Jesus is on his way to his Passion, Death and Resurrection. He told his disciples three times that “the Son of Man is to be betrayed into human hands and they will kill him and three days after being killed he will rise again.” But the disciples did not understand what Jesus was saying.
They could not see what following Jesus meant. The could see the healings, the miracles, the teaching, but they could not see the salvation.
And now, today, they have reached Jericho, which is twenty kilometres from Jerusalem. It is a very steep and winding road from Jericho to Jerusalem, a dangerous road, for it is the road where the traveller in the good Samaritan parable fell into the hands of robbers. And at the end of this road lies Jerusalem, where Jesus will die.
Jesus and his disciples came to Jericho, and the blind beggar, Bartimaeus, hears that Jesus of Nazareth is passing by. The amazing this was that although he was blind, he saw better than the disciples! The disciples were on the road to Jerusalem, but they couldn’t see why. But the blind beggar knew – this was Jesus the Son of David, the one who comes in the name of the Lord. And he began to shout, “Jesus son of David, have mercy on me.” The crowd tried to silence him, but he shouted all the louder, “Jesus, son of David, have mercy on me.”
Of all the people in this section of the gospel it was an outsider, a blind beggar who could see best of all that Jesus was the one who could give him his heart’s desire. Bartimaeus could see salvation.
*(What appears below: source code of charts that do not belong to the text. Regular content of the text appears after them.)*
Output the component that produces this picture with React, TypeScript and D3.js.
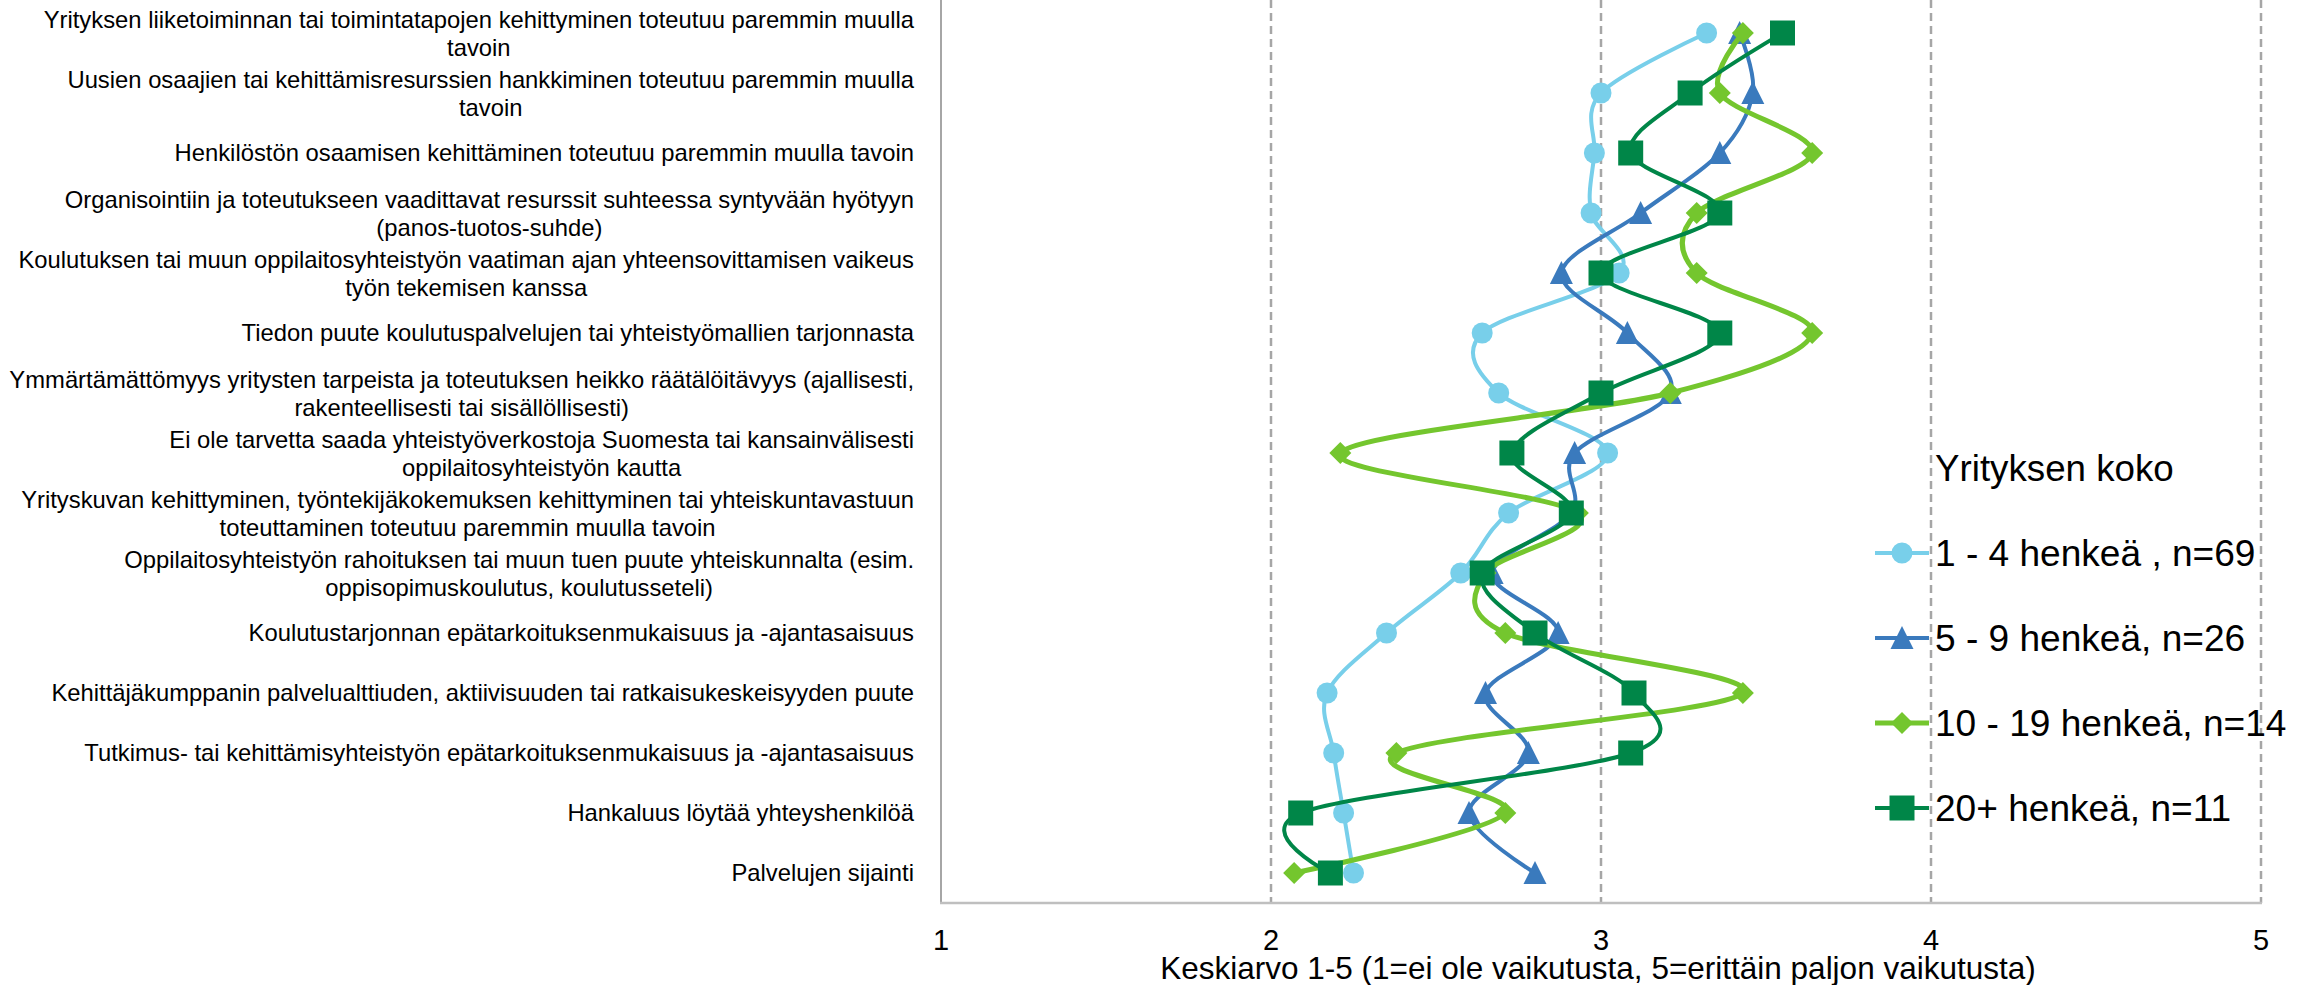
import React, { useEffect, useRef } from "react";
import * as d3 from "d3";

const categories: string[] = [
  "Yrityksen liiketoiminnan tai toimintatapojen kehittyminen toteutuu paremmin muulla\ntavoin",
  "Uusien osaajien tai kehittämisresurssien hankkiminen toteutuu paremmin muulla\ntavoin",
  "Henkilöstön osaamisen kehittäminen toteutuu paremmin muulla tavoin",
  "Organisointiin ja toteutukseen vaadittavat resurssit suhteessa syntyvään hyötyyn\n(panos-tuotos-suhde)",
  "Koulutuksen tai muun oppilaitosyhteistyön vaatiman ajan yhteensovittamisen vaikeus\ntyön tekemisen kanssa",
  "Tiedon puute koulutuspalvelujen tai yhteistyömallien tarjonnasta",
  "Ymmärtämättömyys yritysten tarpeista ja toteutuksen heikko räätälöitävyys (ajallisesti,\nrakenteellisesti tai sisällöllisesti)",
  "Ei ole tarvetta saada yhteistyöverkostoja Suomesta tai kansainvälisesti\noppilaitosyhteistyön kautta",
  "Yrityskuvan kehittyminen, työntekijäkokemuksen kehittyminen tai yhteiskuntavastuun\ntoteuttaminen toteutuu paremmin muulla tavoin",
  "Oppilaitosyhteistyön rahoituksen tai muun tuen puute yhteiskunnalta (esim.\noppisopimuskoulutus, koulutusseteli)",
  "Koulutustarjonnan epätarkoituksenmukaisuus ja -ajantasaisuus",
  "Kehittäjäkumppanin palvelualttiuden, aktiivisuuden tai ratkaisukeskeisyyden puute",
  "Tutkimus- tai kehittämisyhteistyön epätarkoituksenmukaisuus ja -ajantasaisuus",
  "Hankaluus löytää yhteyshenkilöä",
  "Palvelujen sijainti",
];

const size1to4: number[] = [3.32, 3.0, 2.98, 2.97, 3.055, 2.64, 2.69, 3.02, 2.72, 2.575, 2.35, 2.17, 2.19, 2.22, 2.25];
const size5to9: number[] = [3.42, 3.46, 3.36, 3.12, 2.88, 3.08, 3.21, 2.92, 2.91, 2.67, 2.87, 2.65, 2.78, 2.6, 2.8];
const size10to19: number[] = [3.43, 3.36, 3.64, 3.29, 3.29, 3.64, 3.21, 2.21, 2.93, 2.65, 2.71, 3.43, 2.38, 2.71, 2.07];
const size20plus: number[] = [3.55, 3.27, 3.09, 3.36, 3.0, 3.36, 3.0, 2.73, 2.91, 2.64, 2.8, 3.1, 3.09, 2.09, 2.18];

const seriesNames: string[] = ["1 - 4 henkeä , n=69", "5 - 9 henkeä, n=26", "10 - 19 henkeä, n=14", "20+ henkeä, n=11"];
const xTicks: number[] = [1, 2, 3, 4, 5];
const legendTitle = "Yrityksen koko";
const xAxisTitle = "Keskiarvo 1-5 (1=ei ole vaikutusta, 5=erittäin paljon vaikutusta)";

const seriesValues = [size1to4, size5to9, size10to19, size20plus];
const seriesStyle = [
  { color: "#78CFEA", width: 4, shape: "circle" },
  { color: "#3A7ABD", width: 4, shape: "triangle" },
  { color: "#74C62E", width: 5, shape: "diamond" },
  { color: "#008648", width: 4, shape: "square" },
];

const W = 2315;
const H = 985;
const FONT = "'Liberation Sans', Arial, sans-serif";

function markerPath(shape: string, cx: number, cy: number): string {
  const p = d3.path();
  if (shape === "circle") {
    p.moveTo(cx + 10.5, cy);
    p.arc(cx, cy, 10.5, 0, Math.PI * 2);
  } else if (shape === "triangle") {
    p.moveTo(cx, cy - 12);
    p.lineTo(cx + 11.5, cy + 11);
    p.lineTo(cx - 11.5, cy + 11);
    p.closePath();
  } else if (shape === "diamond") {
    p.moveTo(cx, cy - 11);
    p.lineTo(cx + 11, cy);
    p.lineTo(cx, cy + 11);
    p.lineTo(cx - 11, cy);
    p.closePath();
  } else {
    p.rect(cx - 12.5, cy - 12.5, 25, 25);
  }
  return p.toString();
}

export default function App() {
  const ref = useRef<SVGSVGElement | null>(null);

  useEffect(() => {
    const svg = d3.select(ref.current);
    svg.selectAll("*").remove();

    const plotLeft = 941;
    const plotRight = 2261;
    const plotTop = 3;
    const plotBottom = 903;

    const x = d3.scaleLinear().domain([1, 5]).range([plotLeft, plotRight]);
    const y = d3.scaleBand<string>().domain(categories).range([plotTop, plotBottom]).padding(0);
    const yc = (i: number) => (y(categories[i]) as number) + y.bandwidth() / 2;

    // gridlines
    svg
      .append("g")
      .selectAll("line")
      .data(xTicks.filter((t) => t > 1))
      .join("line")
      .attr("x1", (d) => x(d))
      .attr("x2", (d) => x(d))
      .attr("y1", 0)
      .attr("y2", plotBottom)
      .attr("stroke", "#A6A6A6")
      .attr("stroke-width", 2.5)
      .attr("stroke-dasharray", "8,5");

    // axes lines
    svg
      .append("line")
      .attr("x1", plotLeft)
      .attr("x2", plotLeft)
      .attr("y1", 0)
      .attr("y2", plotBottom)
      .attr("stroke", "#A6A6A6")
      .attr("stroke-width", 2);
    svg
      .append("line")
      .attr("x1", plotLeft - 1)
      .attr("x2", plotRight + 1)
      .attr("y1", plotBottom)
      .attr("y2", plotBottom)
      .attr("stroke", "#BFBFBF")
      .attr("stroke-width", 2.5);

    // x tick labels
    svg
      .append("g")
      .selectAll("text")
      .data(xTicks)
      .join("text")
      .attr("x", (d) => x(d))
      .attr("y", 950)
      .attr("text-anchor", "middle")
      .attr("font-family", FONT)
      .attr("font-size", 29)
      .attr("fill", "#000")
      .text((d) => String(d));

    svg
      .append("text")
      .attr("x", (plotLeft + plotRight) / 2 - 3)
      .attr("y", 979)
      .attr("text-anchor", "middle")
      .attr("font-family", FONT)
      .attr("font-size", 31.5)
      .attr("fill", "#000")
      .text(xAxisTitle);

    // category labels
    const labelRight = 914;
    const lineGap = 28;
    const gLab = svg.append("g").attr("font-family", FONT).attr("font-size", 23.8).attr("fill", "#000");
    categories.forEach((cat, i) => {
      const lines = cat.split("\n");
      const temp = lines.map((ln) => gLab.append("text").text(ln));
      const widths = temp.map((t) => (t.node() as SVGTextElement).getComputedTextLength());
      const maxW = Math.max(...widths);
      const center = labelRight - maxW / 2;
      const cy = yc(i) + (lines.length > 1 ? 1 : 0);
      temp.forEach((t, k) => {
        const ly = cy + (k - (lines.length - 1) / 2) * lineGap;
        t.attr("x", center).attr("y", ly).attr("dy", "0.35em").attr("text-anchor", "middle");
      });
    });

    // series
    const line = d3
      .line<number>()
      .x((d) => x(d))
      .y((_, i) => yc(i))
      .curve(d3.curveCardinal.tension(0));

    seriesValues.forEach((vals, s) => {
      const st = seriesStyle[s];
      const g = svg.append("g");
      g.append("path")
        .attr("d", line(vals) as string)
        .attr("fill", "none")
        .attr("stroke", st.color)
        .attr("stroke-width", st.width)
        .attr("stroke-linejoin", "round")
        .attr("stroke-linecap", "round");
      g.selectAll("path.m")
        .data(vals)
        .join("path")
        .attr("class", "m")
        .attr("d", (d, i) => markerPath(st.shape, x(d), yc(i)))
        .attr("fill", st.color);
    });

    // legend
    const lg = svg.append("g").attr("font-family", FONT);
    lg.append("text")
      .attr("transform", "translate(1935,468) scale(1.02,1)")
      .attr("dy", "0.35em")
      .attr("font-size", 36)
      .attr("fill", "#000")
      .text(legendTitle);
    seriesNames.forEach((name, s) => {
      const st = seriesStyle[s];
      const ly = 553 + s * 85;
      lg.append("line")
        .attr("x1", 1875)
        .attr("x2", 1929)
        .attr("y1", ly)
        .attr("y2", ly)
        .attr("stroke", st.color)
        .attr("stroke-width", st.width);
      lg.append("path").attr("d", markerPath(st.shape, 1902, ly)).attr("fill", st.color);
      lg.append("text")
        .attr("transform", `translate(1935,${ly}) scale(1.03,1)`)
        .attr("dy", "0.35em")
        .attr("font-size", 36)
        .attr("fill", "#000")
        .text(name);
    });
  }, []);

  return (
    <div style={{ position: "absolute", left: 0, top: 0, width: W, height: H, background: "#fff" }}>
      <svg ref={ref} width={W} height={H} style={{ display: "block" }} />
    </div>
  );
}
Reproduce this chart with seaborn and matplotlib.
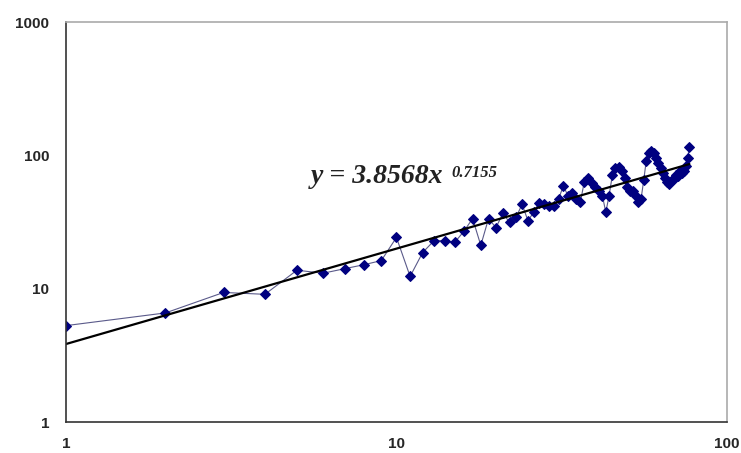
import numpy as np
import pandas as pd
import matplotlib
matplotlib.use("Agg")
import matplotlib.pyplot as plt
import seaborn as sns

# ── Data ──────────────────────────────────────────────────────────────────────
x_vals = list(range(1, 78))
y_vals = [
    5.3, 6.6, 9.4, 9.1, 13.8, 13.1, 14.2, 15.2, 16.3, 24.3,
    12.4, 18.7, 23.0, 23.0, 22.3, 27.0, 33.7, 21.2, 33.7, 28.8,
    36.8, 31.5, 34.4, 43.0, 32.5, 37.4, 44.4, 43.6, 42.0, 42.0,
    47.6, 59.5, 50.0, 52.0, 47.6, 44.5, 63.0, 68.0, 62.0, 57.6,
    54.5, 50.0, 37.5, 50.0, 71.0, 81.0, 82.0, 77.0, 68.0, 58.5,
    54.5, 54.5, 50.0, 44.5, 47.6, 65.0, 91.5, 105.0, 108.0, 104.0,
    96.0, 88.5, 81.0, 73.5, 68.0, 63.5, 61.5, 65.0, 67.0, 71.0,
    70.0, 76.0, 73.5, 77.0, 84.0, 96.0, 115.0,
]
fit_coef = 3.8568
fit_exp = 0.7155
x_ticks = [1, 10, 100]
y_ticks = [1, 10, 100, 1000]

df = pd.DataFrame({"x": x_vals, "y": y_vals})
fit_x = np.linspace(1, max(x_vals), 200)
fit_df = pd.DataFrame({"x": fit_x, "y": fit_coef * fit_x ** fit_exp})

# ── Plot ──────────────────────────────────────────────────────────────────────
sns.set_style("white")
plt.rcParams["font.family"] = ["Liberation Sans", "DejaVu Sans"]

fig = plt.figure(figsize=(7.41, 4.53), dpi=100)
ax = fig.add_axes([0.089, 0.068, 0.892, 0.883])

sns.lineplot(data=df, x="x", y="y", ax=ax, color="#5a5a8a", linewidth=0.8,
             marker="D", markersize=5, markerfacecolor="#000080",
             markeredgecolor="#000080")
sns.lineplot(data=fit_df, x="x", y="y", ax=ax, color="black", linewidth=1.6)

ax.set_xscale("log")
ax.set_yscale("log")
ax.set_xlim(1, 100)
ax.set_ylim(1, 1000)
ax.set_xticks(x_ticks)
ax.set_xticklabels([str(t) for t in x_ticks])
ax.set_yticks(y_ticks)
ax.set_yticklabels([str(t) for t in y_ticks])
ax.minorticks_off()
ax.set_xlabel("")
ax.set_ylabel("")

ax.tick_params(axis="both", which="major", labelsize=11, length=4,
               width=1, color="#444444", pad=8)
ax.tick_params(axis="x", direction="inout", length=6)
ax.tick_params(axis="y", direction="out")
for lbl in ax.get_xticklabels() + ax.get_yticklabels():
    lbl.set_fontweight("bold")

for side in ("left", "bottom"):
    ax.spines[side].set_color("#333333")
    ax.spines[side].set_linewidth(1.2)
for side in ("top", "right"):
    ax.spines[side].set_visible(True)
    ax.spines[side].set_color("#aaaaaa")
    ax.spines[side].set_linewidth(1.2)

# trendline equation, Excel style (bold italic serif with superscript)
serif = ["Liberation Serif", "DejaVu Serif"]
eq = ax.text(0.37, 0.598, f"y = {fit_coef}x", transform=ax.transAxes,
             fontsize=20, fontstyle="italic", fontweight="bold",
             family=serif, color="#222222", va="baseline", ha="left")
ax.annotate(f"{fit_exp}", xy=(1, 1), xycoords=eq, xytext=(6, -1),
            textcoords="offset points", fontsize=12, fontstyle="italic",
            fontweight="bold", family=serif, color="#222222",
            va="top", ha="left")

fig.savefig("out.png", dpi=100)
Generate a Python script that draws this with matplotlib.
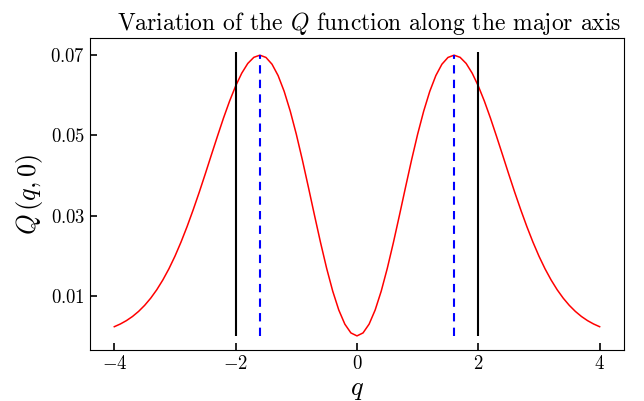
import matplotlib
matplotlib.use("Agg")
import matplotlib.pyplot as plt

# Q(q, 0) at q = 0, 0.1, ..., 4.0 (curve is symmetric)
Q_POS = [0.0, 0.00074, 0.00293, 0.00646, 0.01117, 0.01685, 0.02324, 0.03006,
         0.03703, 0.04386, 0.05028, 0.05604, 0.06096, 0.06489, 0.06772, 0.06941,
         0.06998, 0.06944, 0.06791, 0.06547, 0.06229, 0.05852, 0.05430, 0.04976,
         0.04511, 0.04040, 0.03581, 0.03142, 0.02726, 0.02340, 0.01987, 0.01672,
         0.01394, 0.01150, 0.00940, 0.00761, 0.00610, 0.00484, 0.00381, 0.00297,
         0.00229]
Q_STEPS = [i / 10 for i in range(len(Q_POS))]

QS = [-s for s in Q_STEPS[:0:-1]] + Q_STEPS
QV = Q_POS[:0:-1] + Q_POS

BLACK_X = [-2.0, 2.0]
BLACK_TOP = 0.0707
BLUE_X = [-1.6, 1.6]
BLUE_TOP = 0.0700

XTICKS = [-4, -2, 0, 2, 4]
YTICKS = [0.01, 0.03, 0.05, 0.07]

plt.rcParams.update({
    "font.family": "serif",
    "font.serif": ["cmr10"],
    "mathtext.fontset": "cm",
    "axes.formatter.use_mathtext": True,
    "axes.unicode_minus": True,
})

fig = plt.figure(figsize=(6.44, 4.01), dpi=100)
ax = fig.add_axes([0.1398, 0.127, 0.829, 0.778])

ax.plot(QS, QV, color="red", lw=1.1)
for x in BLACK_X:
    ax.vlines(x, 0, BLACK_TOP, color="black", lw=1.5)
for x in BLUE_X:
    ax.vlines(x, 0, BLUE_TOP, color="blue", lw=1.5, linestyles=(0, (4, 3)))

ax.set_xticks(XTICKS)
ax.set_xticklabels([f"${t}$" if t >= 0 else f"$-{abs(t)}$" for t in XTICKS])
ax.set_yticks(YTICKS)
ax.set_yticklabels([f"${t:.2f}$" for t in YTICKS])
ax.tick_params(direction="in", labelsize=13.5, length=5, width=1.2)

ax.set_xlabel("$q$", fontsize=19)
ax.set_ylabel(r"$Q\,(q,0)$", fontsize=19)
ax.set_title("Variation of the $Q$ function along the major axis", fontsize=17,
             x=0.522)

fig.savefig("out.png", dpi=100)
So when Jesus called him, he jumped up and came to Jesus. Now, in those days, professional beggars like Bartimaeus would have little place set up beside the road. Sometimes you see the same sort of thing in George Street. Bartimaeus had a place by the roadside, away from other beggars. He had a cloak that he wrapped around himself to keep out the cold at night, he might have had some food and drink, perhaps a begging bowl. This was his security. In his dark world, when he had his cloak, his bowl, his familiar place, he knew where he was.
But Bartimaeus sprang up and came to Jesus. That was a dangerous thing for a blind man.He left his place by the roadside – he couldn’t see to find his way back. He left his cloak – he could never find it again. He might have been going in the wrong direction, he might have tripped over a stone or he might have run headlong into some other person. Bartimaeus abandoned all that kept him safe and came to Jesus. His eyes may have been blind, but he knew exactly where he was going.
And Jesus tested him, asking, “What do you want me to do for you?” Quick as a flash the blind man said, “My teacher, let me see again.”
Jesus said to him, “Go; your faith has made you well.” Immediately he regained his sight and followed Jesus on the way. John’s gospel records that Jesus said, “I am the way, the truth and the life.” Here Bartimaeus, when you compare him to the disciples, knows that Jesus is the way and follows Jesus. Jesus did not ask him to follow. Bartimaeus is the blind man who could see, he could see better that all the others what it meant to be a disciple of Christ.
I wonder how clearly we see Jesus. If we are honest we will admit that we all have our blind side. None of us can see perfectly, St Paul says it is like looking in a murky mirror.
Every one of us likes to feel secure, safe, protected. It could be said that we too have our place by the roadside, with our cloak and begging bowl.
And, like Bartimaeus, we are calling out, “Jesus, Son of David, have mercy on me!” Let us pray that we may be more like Bartimaeus. May we see clearly the promise Christ has for us. May we see clearly the road in front of us. May we spring up with courage and take the road.
And when, at the end of our worship together, we say, …, let’s throw away our cloak, leave our place by the roadside, and with true sight restored, follow Jesus on the way.